In our world of evolving technology, machines have made it much easier to learn
from the possibilities of the future. These possibilities are called predictions, and the
way machines learn about these occurrences is through algorithms. There exists an
almost infinite number of algorithms that are carefully planned and executed through
computer programs for any given reason or industry. One of these algorithms is
called random forest.
Let’s go into a deeper dive to better understand what the random forest algorithm is
and how it can benefit businesses.
What is machine learning?
Machine learning is one of the many methods in which data is automated to build
models and metrics of any collected data. It’s a subdivision of artificial intelligence (AI) in which systems “learn” from data, identify patterns and make decisions based
on their findings without requiring much human intervention. The more these
machines “learn” or analyze the gathered data, the more and “smarter” decisions
they can make. This is where smart devices come from.
What is “random forest”?
When debating on which algorithms to use, the term “random forest” may appear as
one of the options. This is one of the simplest and most diverse algorithms machines
can use to produce results when analyzing their collected data. These random
forests are built with decision trees that basically decide through binary answers
such as “yes” and “no” to come to a conclusion or make a prediction. Just as there
are many leafy trees in a forest ecosystem, there are many decision tree models in a
random forest algorithm.
How is the random forest technique used?
In order to use a random tree algorithm, certain samples of data are primarily chosen
from a given dataset. From each dataset or sample, a decision tree will be built to
produce predictions. Each decision tree will produce a decision and perform a vote
for any of the predicted results. The machine will then proceed to choose the
prediction with the highest number of votes as its final prediction.

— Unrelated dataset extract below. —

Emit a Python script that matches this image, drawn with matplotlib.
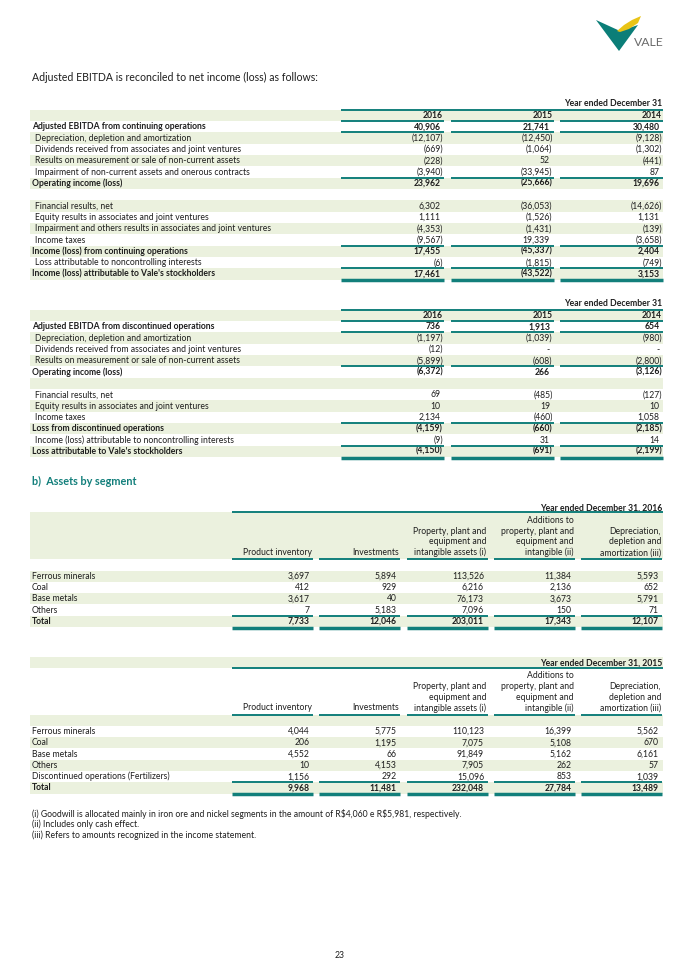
import matplotlib
matplotlib.use("Agg")
import matplotlib.pyplot as plt
from matplotlib.patches import Polygon, Rectangle

plt.rcParams['font.family'] = ['Lato', 'DejaVu Sans']

TEAL = '#127F7B'
SHADE = '#EBF1DE'
INK = '#1E1E1E'
FS = 6.2

# ---- data: reconciliation, continuing operations
years = ['2016', '2015', '2014']
cont_labels = [
    "Adjusted EBITDA from continuing operations",
    "Depreciation, depletion and amortization",
    "Dividends received from associates and joint ventures",
    "Results on measurement or sale of non-current assets",
    "Impairment of non-current assets and onerous contracts",
    "Operating income (loss)",
    "",
    "Financial results, net",
    "Equity results in associates and joint ventures",
    "Impairment and others results in associates and joint ventures",
    "Income taxes",
    "Income (loss) from continuing operations",
    "Loss attributable to noncontrolling interests",
    "Income (loss) attributable to Vale's stockholders",
]
cont_bold = [1, 6, 12, 14]
cont_2016 = [40906, -12107, -669, -228, -3940, 23962, None, 6302, 1111, -4353, -9567, 17455, -6, 17461]
cont_2015 = [21741, -12450, -1064, 52, -33945, -25666, None, -36053, -1526, -1431, 19339, -45337, -1815, -43522]
cont_2014 = [30480, -9128, -1302, -441, 87, 19696, None, -14626, 1131, -139, -3658, 2404, -749, 3153]

# ---- data: reconciliation, discontinued operations
disc_labels = [
    "Adjusted EBITDA from discontinued operations",
    "Depreciation, depletion and amortization",
    "Dividends received from associates and joint ventures",
    "Results on measurement or sale of non-current assets",
    "Operating income (loss)",
    "",
    "Financial results, net",
    "Equity results in associates and joint ventures",
    "Income taxes",
    "Loss from discontinued operations",
    "Income (loss) attributable to noncontrolling interests",
    "Loss attributable to Vale's stockholders",
]
disc_bold = [1, 5, 10, 12]
disc_2016 = [736, -1197, -12, -5899, -6372, None, 69, 10, 2134, -4159, -9, -4150]
disc_2015 = [1913, -1039, '-', -608, 266, None, -485, 19, -460, -660, 31, -691]
disc_2014 = [654, -980, '-', -2800, -3126, None, -127, 10, 1058, -2185, 14, -2199]

# ---- data: assets by segment
asset_headers = [
    ["Product inventory"],
    ["Investments"],
    ["Property, plant and", "equipment and", "intangible assets (i)"],
    ["Additions to", "property, plant and", "equipment and", "intangible (ii)"],
    ["Depreciation,", "depletion and", "amortization (iii)"],
]
seg_2016 = ["Ferrous minerals", "Coal", "Base metals", "Others", "Total"]
inv_2016 = [3697, 412, 3617, 7, 7733]
invest_2016 = [5894, 929, 40, 5183, 12046]
ppe_2016 = [113526, 6216, 76173, 7096, 203011]
add_2016 = [11384, 2136, 3673, 150, 17343]
dda_2016 = [5593, 652, 5791, 71, 12107]

seg_2015 = ["Ferrous minerals", "Coal", "Base metals", "Others",
            "Discontinued operations (Fertilizers)", "Total"]
inv_2015 = [4044, 206, 4552, 10, 1156, 9968]
invest_2015 = [5775, 1195, 66, 4153, 292, 11481]
ppe_2015 = [110123, 7075, 91849, 7905, 15096, 232048]
add_2015 = [16399, 5108, 5162, 262, 853, 27784]
dda_2015 = [5562, 670, 6161, 57, 1039, 13489]

notes = [
    "(i) Goodwill is allocated mainly in iron ore and nickel segments in the amount of R\\$4,060 e R\\$5,981, respectively.",
    "(ii) Includes only cash effect.",
    "(iii) Refers to amounts recognized in the income statement.",
]

fig = plt.figure(figsize=(6.8, 9.61), dpi=100)
ax = fig.add_axes([0, 0, 1, 1])
ax.set_xlim(0, 680)
ax.set_ylim(961, 0)
ax.axis('off')

LEFT, RIGHT = 30, 663


def fmt(v):
    if v is None:
        return ''
    if isinstance(v, str):
        return v
    s = f"{abs(v):,}"
    return f"({s})" if v < 0 else s


def num(x, y, v, bold=False):
    pad = 1 if (isinstance(v, int) and v < 0) else 3.5
    ax.text(x - pad, y, fmt(v), ha='right', va='center', fontsize=FS,
            color=INK, fontweight='bold' if bold else 'normal')


def band(y0, y1):
    ax.add_patch(Rectangle((LEFT, y0), RIGHT - LEFT, y1 - y0, color=SHADE, lw=0, zorder=0))


def hline(x0, x1, y, lw=1.4):
    ax.plot([x0, x1], [y, y], color=TEAL, lw=lw, solid_capstyle='butt', zorder=3)


def double(x0, x1, y):
    hline(x0, x1, y + 1.2, 2.5)


def year_table(yh, labels, bold_rows, cols, lines_above):
    p = 11.33
    rights = [444, 553.5, 663]
    w = 103
    ax.text(RIGHT - 1, yh - 11.6, "Year ended December 31", ha='right', va='center',
            fontsize=FS, color=INK, fontweight='bold')
    band(yh - p / 2, yh + p / 2)
    for i in range(1, len(labels) + 1):
        if i % 2 == 0:
            band(yh + i * p - p / 2, yh + i * p + p / 2)
    hline(rights[0] - w, rights[-1], yh - p / 2)
    for r, yr in zip(rights, years):
        ax.text(r - 1, yh, yr, ha='right', va='center', fontsize=FS,
                color=INK, fontweight='bold')
    for i, lab in enumerate(labels, start=1):
        y = yh + i * p
        b = i in bold_rows
        ax.text(32 if b else 35, y, lab, ha='left', va='center', fontsize=FS,
                color=INK, fontweight='bold' if b else 'normal')
        for r, col in zip(rights, cols):
            num(r, y, col[i - 1], b)
    for k in lines_above:
        for r in rights:
            hline(r - w, r, yh + k * p - p / 2)
    for r in rights:
        double(r - w, r, yh + len(labels) * p + p / 2 - 0.6)


year_table(115.4, cont_labels, cont_bold, [cont_2016, cont_2015, cont_2014], [1, 2, 6, 12, 14])
year_table(315.4, disc_labels, disc_bold, [disc_2016, disc_2015, disc_2014], [1, 2, 5, 10, 12])

# ---- headers / texts
ax.text(32, 77, "Adjusted EBITDA is reconciled to net income (loss) as follows:",
        ha='left', va='center', fontsize=7.6, color=INK)
ax.text(32, 481, "b)  Assets by segment", ha='left', va='center', fontsize=7.8,
        color=TEAL, fontweight='bold')


def asset_table(y_title, shade_title, labels, cols):
    p = 11.3
    lp = 10.7
    rights = [313, 400.25, 487.5, 574.75, 662]
    w = 81
    y_top = y_title + 4.5
    y_hdr_last = y_top + 40.5
    y_sub = y_hdr_last + 6.5
    y_first = y_sub + 17
    if shade_title:
        band(y_title - 6, y_top)
        band(y_sub, y_sub + p)
    else:
        band(y_top, y_sub)
    ax.text(RIGHT - 1, y_title, "Year ended December 31, " + ("2015" if shade_title else "2016"),
            ha='right', va='center', fontsize=FS, color=INK, fontweight='bold')
    hline(rights[0] - w, RIGHT, y_top)
    for r, hdr in zip(rights, asset_headers):
        for j, line in enumerate(reversed(hdr)):
            ax.text(r - 1, y_hdr_last - j * lp, line, ha='right', va='center',
                    fontsize=FS, color=INK)
        hline(r - w, r, y_sub)
    n = len(labels)
    for i, lab in enumerate(labels):
        y = y_first + i * p
        shaded = (i % 2 == 0) != shade_title
        if shaded:
            band(y - p / 2, y + p / 2)
        b = i == n - 1
        ax.text(32, y, lab, ha='left', va='center', fontsize=FS, color=INK,
                fontweight='bold' if b else 'normal')
        for r, col in zip(rights, cols):
            num(r, y, col[i], b)
    y_last = y_first + (n - 1) * p
    for r in rights:
        hline(r - w, r, y_last - p / 2)
        double(r - w, r, y_last + p / 2 - 0.6)


asset_table(507.7, False, seg_2016, [inv_2016, invest_2016, ppe_2016, add_2016, dda_2016])
asset_table(663.0, True, seg_2015, [inv_2015, invest_2015, ppe_2015, add_2015, dda_2015])

for k, t in enumerate(notes):
    ax.text(32, 814 + k * 10.5, t, ha='left', va='center', fontsize=FS, color=INK)

ax.text(340, 955, "23", ha='center', va='center', fontsize=FS, color=INK)

# ---- logo
ax.add_patch(Polygon([(596, 20), (620, 31), (638, 25), (619, 51)], closed=True,
                     color='#0B7E78', lw=0))
ax.add_patch(Polygon([(617, 31), (624, 25), (632, 20), (641, 16), (638, 23), (629, 29), (620, 32)],
                     closed=True, color='#E9C416', lw=0))
ax.text(634, 42, "VALE", ha='left', va='center', fontsize=8.8, color='#6B6B6B')

fig.savefig("out.png", dpi=100)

Although it seems like a fairly simple process, many things are taken into
consideration and programmed to get any of the wanted results. For instance,
missing data points need to be pointed out as well as any noticeable anomalies prior
to “training” the machine learning model. The machine will choose the most popular
results to make the best prediction possible.

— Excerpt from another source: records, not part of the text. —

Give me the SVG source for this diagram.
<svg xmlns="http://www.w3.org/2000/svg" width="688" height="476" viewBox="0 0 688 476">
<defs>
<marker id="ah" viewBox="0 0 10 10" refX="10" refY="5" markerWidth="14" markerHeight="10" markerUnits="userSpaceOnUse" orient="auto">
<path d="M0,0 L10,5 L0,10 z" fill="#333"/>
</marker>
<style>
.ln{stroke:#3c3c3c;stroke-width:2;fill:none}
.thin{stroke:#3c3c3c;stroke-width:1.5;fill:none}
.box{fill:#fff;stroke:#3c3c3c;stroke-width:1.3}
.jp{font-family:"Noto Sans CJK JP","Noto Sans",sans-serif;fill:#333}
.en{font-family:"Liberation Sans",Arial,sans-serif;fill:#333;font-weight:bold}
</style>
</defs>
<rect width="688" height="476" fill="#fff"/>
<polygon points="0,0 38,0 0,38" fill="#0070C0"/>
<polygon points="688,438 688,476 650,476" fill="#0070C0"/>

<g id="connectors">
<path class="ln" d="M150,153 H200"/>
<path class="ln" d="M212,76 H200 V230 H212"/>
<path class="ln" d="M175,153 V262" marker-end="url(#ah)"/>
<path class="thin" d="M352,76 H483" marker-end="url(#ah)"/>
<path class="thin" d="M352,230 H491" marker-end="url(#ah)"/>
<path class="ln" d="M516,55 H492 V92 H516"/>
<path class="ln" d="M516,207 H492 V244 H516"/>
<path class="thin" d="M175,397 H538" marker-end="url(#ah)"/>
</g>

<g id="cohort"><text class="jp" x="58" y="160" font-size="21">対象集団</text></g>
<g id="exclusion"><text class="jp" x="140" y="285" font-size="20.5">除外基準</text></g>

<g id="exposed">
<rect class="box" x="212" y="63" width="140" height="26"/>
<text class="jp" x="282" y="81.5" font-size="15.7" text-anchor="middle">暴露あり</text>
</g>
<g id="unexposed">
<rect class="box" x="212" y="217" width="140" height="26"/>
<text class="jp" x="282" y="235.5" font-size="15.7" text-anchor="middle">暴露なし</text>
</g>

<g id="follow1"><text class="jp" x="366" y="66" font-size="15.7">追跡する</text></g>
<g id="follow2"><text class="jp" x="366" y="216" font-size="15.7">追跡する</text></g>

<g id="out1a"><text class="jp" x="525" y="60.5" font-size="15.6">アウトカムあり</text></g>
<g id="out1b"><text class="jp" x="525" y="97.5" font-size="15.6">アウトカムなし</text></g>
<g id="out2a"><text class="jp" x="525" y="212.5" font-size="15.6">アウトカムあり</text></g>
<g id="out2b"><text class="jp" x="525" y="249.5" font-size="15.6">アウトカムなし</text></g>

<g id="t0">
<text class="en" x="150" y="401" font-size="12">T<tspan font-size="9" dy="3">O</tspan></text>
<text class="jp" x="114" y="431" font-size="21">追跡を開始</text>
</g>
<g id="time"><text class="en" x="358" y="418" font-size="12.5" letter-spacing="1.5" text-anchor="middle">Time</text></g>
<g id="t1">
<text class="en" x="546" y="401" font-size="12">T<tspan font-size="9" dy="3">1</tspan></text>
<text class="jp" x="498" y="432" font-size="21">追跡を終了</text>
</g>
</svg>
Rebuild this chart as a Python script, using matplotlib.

What are some of the advantages?
Like all things in life, the random forest algorithm has its pros and cons. Some of its
advantages include its ability to be used for regression and classification tasks as
well as the ease of use and readability. Moreover, these models can produce good
predictions no matter the size of the datasets, and they can provide high levels of
accuracy when predicting outcomes.
What are some disadvantages?
Likewise, random forest trees can present disadvantages depending on the
organization it’s used by. For instance, when using the random forest algorithm, more resources and time are needed to process the computations when compared
to a decision tree. Additionally, these models can be very volatile as one small
change in the data can cause a ripple effect and essentially affect the final result.

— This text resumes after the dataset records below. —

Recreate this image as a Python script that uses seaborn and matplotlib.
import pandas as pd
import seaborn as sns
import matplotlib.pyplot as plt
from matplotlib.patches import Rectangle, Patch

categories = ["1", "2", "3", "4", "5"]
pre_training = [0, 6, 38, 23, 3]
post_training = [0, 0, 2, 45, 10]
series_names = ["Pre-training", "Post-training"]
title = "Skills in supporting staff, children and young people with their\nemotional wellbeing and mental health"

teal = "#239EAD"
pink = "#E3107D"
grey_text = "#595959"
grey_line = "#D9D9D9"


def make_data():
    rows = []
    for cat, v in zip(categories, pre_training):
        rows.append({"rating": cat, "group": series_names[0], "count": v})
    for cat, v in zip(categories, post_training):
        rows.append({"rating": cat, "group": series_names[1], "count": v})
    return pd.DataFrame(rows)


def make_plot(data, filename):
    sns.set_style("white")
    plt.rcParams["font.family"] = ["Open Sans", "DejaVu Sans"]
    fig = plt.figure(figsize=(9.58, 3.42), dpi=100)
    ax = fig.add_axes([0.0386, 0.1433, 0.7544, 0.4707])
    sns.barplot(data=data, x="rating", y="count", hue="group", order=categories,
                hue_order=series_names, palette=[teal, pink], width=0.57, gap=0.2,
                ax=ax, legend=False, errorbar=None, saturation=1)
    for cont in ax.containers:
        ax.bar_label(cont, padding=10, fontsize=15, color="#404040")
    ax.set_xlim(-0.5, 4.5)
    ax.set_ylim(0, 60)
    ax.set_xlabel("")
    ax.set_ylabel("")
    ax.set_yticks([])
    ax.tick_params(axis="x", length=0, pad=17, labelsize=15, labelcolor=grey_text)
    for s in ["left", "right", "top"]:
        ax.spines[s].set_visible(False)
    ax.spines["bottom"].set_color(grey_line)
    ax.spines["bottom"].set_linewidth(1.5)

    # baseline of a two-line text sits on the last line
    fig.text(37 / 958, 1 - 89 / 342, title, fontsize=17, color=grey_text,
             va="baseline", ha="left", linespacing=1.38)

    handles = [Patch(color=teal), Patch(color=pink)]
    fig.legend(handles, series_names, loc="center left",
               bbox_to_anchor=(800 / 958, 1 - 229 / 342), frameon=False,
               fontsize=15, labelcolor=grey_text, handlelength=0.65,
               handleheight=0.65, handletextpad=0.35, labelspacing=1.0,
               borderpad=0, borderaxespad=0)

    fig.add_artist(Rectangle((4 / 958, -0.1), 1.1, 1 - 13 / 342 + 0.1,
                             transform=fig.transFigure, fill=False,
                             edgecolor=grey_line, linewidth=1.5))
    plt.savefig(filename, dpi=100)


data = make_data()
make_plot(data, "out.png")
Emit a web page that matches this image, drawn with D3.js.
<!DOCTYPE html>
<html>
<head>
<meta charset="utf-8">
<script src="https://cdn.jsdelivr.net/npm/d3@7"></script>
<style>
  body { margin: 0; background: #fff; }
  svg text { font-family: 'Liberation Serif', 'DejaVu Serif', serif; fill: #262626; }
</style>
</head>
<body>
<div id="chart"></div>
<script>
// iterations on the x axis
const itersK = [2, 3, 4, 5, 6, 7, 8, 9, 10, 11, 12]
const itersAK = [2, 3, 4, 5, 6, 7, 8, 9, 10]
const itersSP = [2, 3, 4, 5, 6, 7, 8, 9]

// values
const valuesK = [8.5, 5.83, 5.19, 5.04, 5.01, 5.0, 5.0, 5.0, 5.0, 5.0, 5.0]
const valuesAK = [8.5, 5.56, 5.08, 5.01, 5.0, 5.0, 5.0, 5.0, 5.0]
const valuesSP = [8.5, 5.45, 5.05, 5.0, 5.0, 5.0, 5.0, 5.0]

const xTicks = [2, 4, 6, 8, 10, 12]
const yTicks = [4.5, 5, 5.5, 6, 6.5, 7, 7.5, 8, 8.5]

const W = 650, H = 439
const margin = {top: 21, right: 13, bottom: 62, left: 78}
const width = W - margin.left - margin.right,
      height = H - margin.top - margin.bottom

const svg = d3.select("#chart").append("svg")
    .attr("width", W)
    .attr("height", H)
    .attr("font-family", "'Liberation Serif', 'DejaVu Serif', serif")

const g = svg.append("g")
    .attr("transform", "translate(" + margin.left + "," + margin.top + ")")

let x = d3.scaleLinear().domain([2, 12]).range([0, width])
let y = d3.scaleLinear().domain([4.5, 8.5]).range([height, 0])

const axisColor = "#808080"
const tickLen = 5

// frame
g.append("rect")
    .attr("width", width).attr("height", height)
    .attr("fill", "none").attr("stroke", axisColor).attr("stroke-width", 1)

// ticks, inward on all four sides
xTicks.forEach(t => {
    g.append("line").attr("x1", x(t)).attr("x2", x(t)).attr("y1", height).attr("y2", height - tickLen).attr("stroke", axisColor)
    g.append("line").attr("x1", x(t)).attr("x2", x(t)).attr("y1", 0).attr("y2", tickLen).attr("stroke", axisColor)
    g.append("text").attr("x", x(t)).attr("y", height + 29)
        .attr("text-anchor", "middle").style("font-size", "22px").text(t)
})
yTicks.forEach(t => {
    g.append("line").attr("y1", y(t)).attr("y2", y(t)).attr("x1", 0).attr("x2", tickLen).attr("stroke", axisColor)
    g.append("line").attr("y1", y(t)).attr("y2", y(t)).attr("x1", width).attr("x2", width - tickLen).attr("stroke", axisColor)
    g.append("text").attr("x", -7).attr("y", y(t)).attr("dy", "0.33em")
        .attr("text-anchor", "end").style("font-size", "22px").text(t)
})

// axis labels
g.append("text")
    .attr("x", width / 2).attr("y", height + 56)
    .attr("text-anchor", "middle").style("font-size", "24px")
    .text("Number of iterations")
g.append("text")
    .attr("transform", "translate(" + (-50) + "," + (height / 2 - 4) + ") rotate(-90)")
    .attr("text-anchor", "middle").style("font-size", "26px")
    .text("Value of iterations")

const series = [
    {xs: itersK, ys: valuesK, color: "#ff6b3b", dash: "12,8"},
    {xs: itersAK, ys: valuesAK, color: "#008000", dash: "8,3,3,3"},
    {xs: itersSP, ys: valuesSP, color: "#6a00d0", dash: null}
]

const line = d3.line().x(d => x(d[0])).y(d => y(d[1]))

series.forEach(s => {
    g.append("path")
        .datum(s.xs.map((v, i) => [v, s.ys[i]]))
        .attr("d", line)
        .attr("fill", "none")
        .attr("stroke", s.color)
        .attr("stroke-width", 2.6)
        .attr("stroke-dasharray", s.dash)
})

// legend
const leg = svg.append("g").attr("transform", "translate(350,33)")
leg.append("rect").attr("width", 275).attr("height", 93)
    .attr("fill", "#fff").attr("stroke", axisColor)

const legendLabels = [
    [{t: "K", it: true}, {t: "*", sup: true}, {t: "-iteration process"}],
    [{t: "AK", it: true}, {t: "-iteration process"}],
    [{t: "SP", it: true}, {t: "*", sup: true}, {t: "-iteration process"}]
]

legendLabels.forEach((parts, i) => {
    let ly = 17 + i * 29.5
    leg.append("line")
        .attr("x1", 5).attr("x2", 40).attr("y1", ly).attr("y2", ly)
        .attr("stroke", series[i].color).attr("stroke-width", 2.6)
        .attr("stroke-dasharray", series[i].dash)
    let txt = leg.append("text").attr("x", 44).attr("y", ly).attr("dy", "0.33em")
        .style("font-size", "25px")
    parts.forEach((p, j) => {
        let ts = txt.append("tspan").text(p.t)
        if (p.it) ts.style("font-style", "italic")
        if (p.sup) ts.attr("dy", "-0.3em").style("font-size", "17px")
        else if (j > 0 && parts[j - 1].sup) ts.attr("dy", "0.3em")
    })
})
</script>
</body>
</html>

What are some examples where the random forest algorithm is
used?
A simple example of this model can be a nutrition mobile app’s ability to choose a
single fruit from a large list that can benefit your current dietary needs. A more
complex but common example would be an AI’s predictions of a given country’s
election results.
How can businesses benefit from this technique?
The random forest algorithm can enable businesses to make more strategic and accurate
predictions for their business needs as well as reducing the use of overfitting datasets, which
can be overwhelming for the organization.